Twenty years from now, one suspects we won’t still be awaiting the billion-dollar athlete 

From the vantage point of Sports Biz, reading the first issue of Inside Sport from 20 years ago is like listening to your parents talk about the price of bread back in the 1970s. Among the items in the magazine is a reference to Ian Baker-Finch’s haul of US$611,492 for finishing 16th on the US PGA Tour’s money list. Rising basketball big man Mark Bradtke was dreaming of cracking the NBA, which would earn him at the very least the league minimum salary of $200,000. Wallaby Tim Horan was being tempted, in an age-old practice, to leave his quasi-amateur sport for rugby league with a princely $100,000 lure.

Sports Biz photos by, Getty Images

You know how this goes. In 2011, the 16th-place finisher on the golf tour in the US pulled in $3.4 million. The lowest-paid non-playing benchwarmer in the NBA was on a salary of about $800,000. And in rugby league, the average player share of an NRL team’s salary cap was $172,000 – but Horan probably wouldn’t even be contemplating leaving rugby union at all, as the average Wallaby salary was more than double that.

At risk of verging into the territory of Monty Python’s Four Yorkshiremen sketch (“I was happier then, and I had nothin”), let it be said that those early editions of IS were clear-eyed – the commercial ethos was a bouncer coming at the head of sport and wasn’t going to be hooked away. The magazine was arriving at what was, in retrospect, an inflection point in the timeline of play-for-pay, when at the 1992 Olympics in Barcelona, the five-ring circus cast off amateurism as a principle, laying in rubble at the feet of the United States’ basketball Dream Team, as the Nike men among them discretely covered up Reebok logos while on the medal stand.

Some things don’t seem so different. There was a global recession then, a global recession now. Against that backdrop, the very richest sports stars were already making obscene amounts of money – a comparison of the periods by Forbes noted that Evander Holyfield was the most well-compensated athlete, with his US$60 million in earnings, comparable to the $75 million of sports’ reigning tycoon, Tiger Woods. Boxers back then still put the “prize” in “prizefighter”: Mike Tyson was second-richest, while George Foreman (note: it wasn’t from the grill, that arrived three years later) and Razor Ruddock were also in the top ten.

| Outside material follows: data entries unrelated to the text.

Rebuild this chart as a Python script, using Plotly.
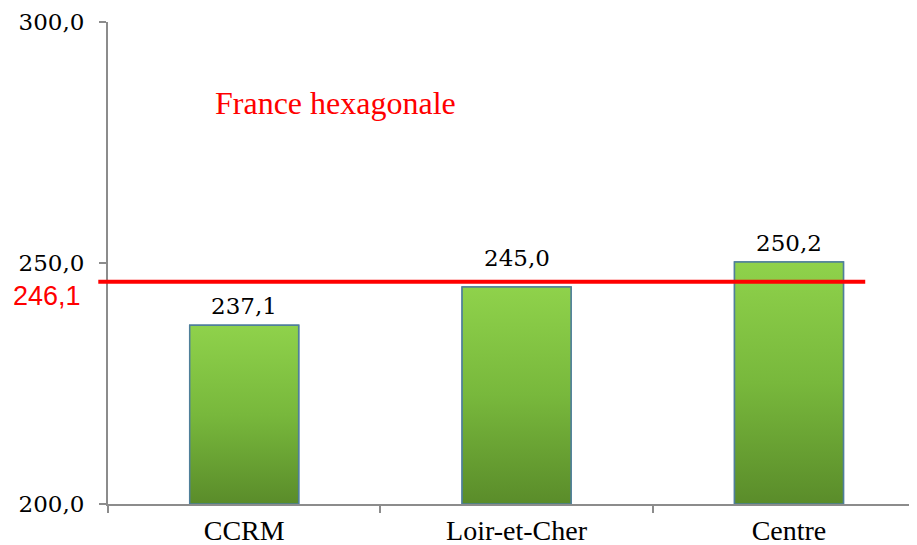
import plotly.graph_objects as go

categories = ["CCRM", "Loir-et-Cher", "Centre"]
values = [237.1, 245.0, 250.2]
reference_value = 246.1
reference_label = "France hexagonale"
y_ticks = [200, 250, 300]

Y_MIN, Y_MAX = 200, 300
BAR_W = 0.4
X_RANGE = [-0.5, 2.47]
LABEL_LIFT = [4, 14, 4]  # extra pixel lift of each value label (style only)

fig = go.Figure()
fig.add_trace(go.Bar(
    x=categories, y=values, width=BAR_W,
    marker=dict(color="#7CBA40", line=dict(color="#4F7F9A", width=1.5)),
    hoverinfo="skip",
))
# gradient overlay for each bar, on an overlaid numeric axis
for i, v in enumerate(values):
    fig.add_trace(go.Scatter(
        x=[i - BAR_W / 2, i + BAR_W / 2, i + BAR_W / 2, i - BAR_W / 2, i - BAR_W / 2],
        y=[Y_MIN, Y_MIN, v, v, Y_MIN],
        xaxis="x2", yaxis="y", mode="lines", fill="toself",
        line=dict(color="#4F7F9A", width=1.5),
        fillgradient=dict(type="vertical", start=Y_MIN, stop=v,
                          colorscale=[[0, "#5A8C2A"], [0.5, "#78B83C"], [1, "#8FD24B"]]),
        hoverinfo="skip",
    ))
    fig.add_annotation(x=i, y=v, xref="x2", yref="y",
                       text=f"{v:.1f}".replace(".", ","), showarrow=False,
                       yanchor="bottom", yshift=LABEL_LIFT[i],
                       font=dict(family="DejaVu Serif", size=23, color="black"))

fig.add_shape(type="line", xref="paper", yref="y",
              x0=-0.012, x1=0.936, y0=reference_value, y1=reference_value,
              line=dict(color="#FF0000", width=4))
fig.add_annotation(xref="paper", yref="y", x=-0.031, y=reference_value,
                   text=f"{reference_value:.1f}".replace(".", ","),
                   showarrow=False, xanchor="right", yanchor="top", yshift=3,
                   font=dict(family="Liberation Sans", size=27, color="#FF0000"))
fig.add_annotation(xref="paper", yref="y", x=0.13, y=283.2,
                   text=reference_label, showarrow=False, xanchor="left",
                   font=dict(family="Liberation Serif", size=32, color="#FF0000"))

# page body has an 8px default margin; size the figure to fill the rest of the window
fig.update_layout(
    width=909, height=537,
    margin=dict(l=100, r=0, t=14, b=41),
    paper_bgcolor="white", plot_bgcolor="white",
    separators=", ",
    showlegend=False,
    xaxis2=dict(overlaying="x", range=X_RANGE, visible=False),
)
fig.update_yaxes(range=[Y_MIN, Y_MAX], tickvals=y_ticks, tickformat=".1f",
                 showgrid=False, zeroline=False, automargin=False,
                 ticklabeloverflow="allow", ticklabelstandoff=10,
                 showline=True, linecolor="#8C8C8C", linewidth=2,
                 ticks="outside", ticklen=7, tickcolor="#8C8C8C", tickwidth=1.5,
                 tickfont=dict(family="DejaVu Serif", size=23, color="black"))
fig.layout.xaxis.update(range=X_RANGE, showgrid=False, zeroline=False, automargin=False,
                        showline=True, linecolor="#8C8C8C", linewidth=2,
                        ticks="outside", ticklen=7, tickcolor="#8C8C8C", tickwidth=1.5,
                        tickson="boundaries",
                        tickfont=dict(family="Liberation Serif", size=28, color="black"))

fig.write_html("out.html")
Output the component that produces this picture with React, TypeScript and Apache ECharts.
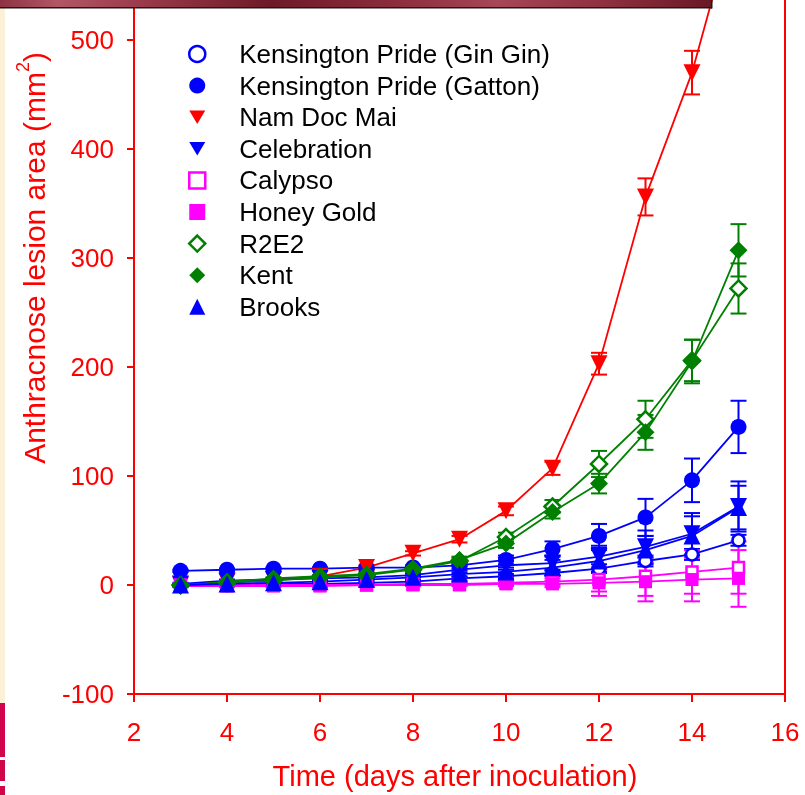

The changing composition of Forbes’ list over the two decades tells a story. The ranks of boxers and F1 drivers have thinned out, and in their place, the team sports athletes have risen – four of the 20 on the list in 1991 compared to 11 now. Driven by ever-escalating television rights fees, the pay packets in the team games have put the lie to the old notion that individual sports were the gold-laden path.

Media exposure, it seems, is the gift that keeps on giving. A whole new class of devices, applications and social interactions in how

people consume sports promises to keep the money rolling in, to the ultimate reward of its top performers. In the past 20 years, rock and pop stars saw their industry’s economic model turned inside out. Movie stars are nervously watching the same thing slowly happening to them. But sports stardom is proving resilient, as the big game or the match of the day remains one of the few things that can command our attention in real time, and can’t be pirated or knocked off.

Even with the seven-figure benchmarks of yesterday morphing into eight and sometimes nine, there were things you would’ve expected

to happen by now. It’s mildly surprising that no prominent athlete has floated himself or herself on the stock exchange. More realistically, the moment is surely coming when team sport stars seize direct control of their clubs or franchises – taking equity stakes, as it were.

And there will be a time when a news item tells us of a superstar giving up the field of play to go into the far more lucrative world of hedge fund management.

Your columnist was once in a close-quarters media scrum surrounding Tiger Woods when the question was put to the golfer about reports that his wealth had crossed the billion-dollar mark. The look on his face was genuinely incredulous, as Woods replied: “I can assure you it’s not,” only for us to find out later, of course, it wasn’t his finances he was covering up. Twenty years from now, one suspects we won’t still be awaiting the billion-dollar athlete – and when we check back in, won’t it make all those sports salaries today look so small?